The reason why? They soak in moisture beneath the wrappings, so creating whitish areas that will eventually (if silk) rotten or otherwise become fragile.
Therefore most fine rods have transparent windings, letting the bamboo expose under the wrapping since the varnish will soak into the thread completely.
The colours blend with the colour of the bamboo to a shade that can be quite unpredictable, especially if the rod is tempered to a dark tone. Below you see what happens on a medium tempered blank:
All windings are Gudebrod Nylon / A (from left to right)

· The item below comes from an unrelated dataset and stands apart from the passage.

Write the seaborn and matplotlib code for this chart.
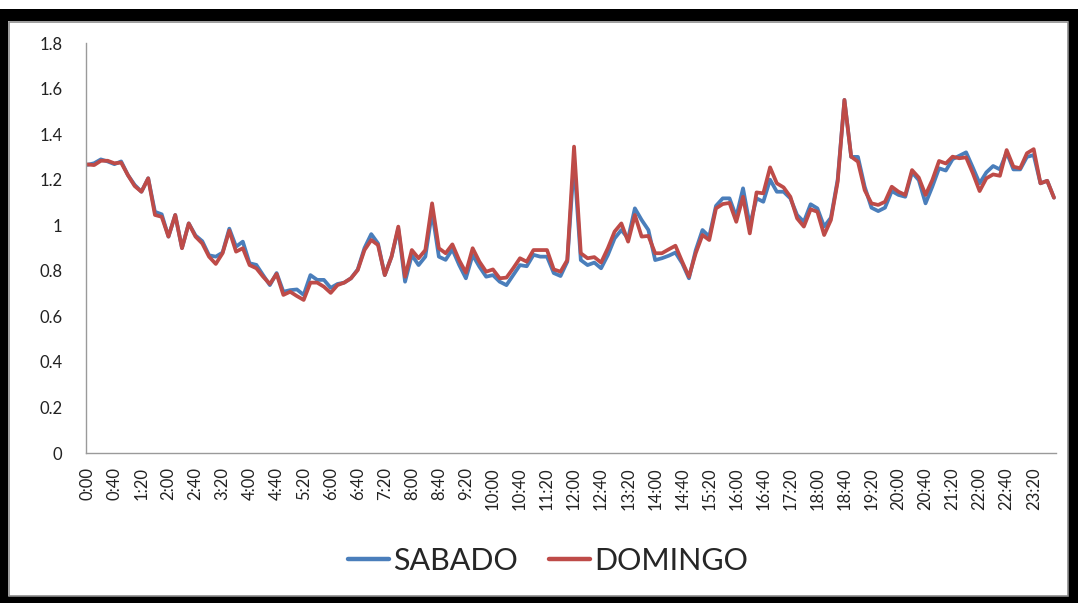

Olive Green 1892, Dark Green 5896, Medium Green 6779,
In the middle a snake ring wrapped with Medium Gray 0720 tipped Black,
Medium Brown 0541, Tan 0290, Gold 0340, Scarlet 0326, Garnet 02406
Note that the Tan is almost invisible as if used White silk, the Gold blends into a medium brown shade and so on. The difference between the two green shades is much more pronounced than if you compare the two spools with untreated thread. Garnet, Olive Green and Dark Green loose most of its character to the dark toned bamboo whiles the influence on Scarlet and Medium Green are much less. The single uninfluenced colour is Black.
Sometimes, while using light shades of Gudebrod Nylon like Tan, White and the like, you will get what appear to be whitish splashes at certain areas. These "white lines" are a nuisance since they don´t blend with the cane. The thread seems to resist the soaking.
Years ago I wrote to Gudebrod Inc. about these phenomena and was asked to send a sample, which I did. I never got a reply so I can´t tell what causes this miscolouring.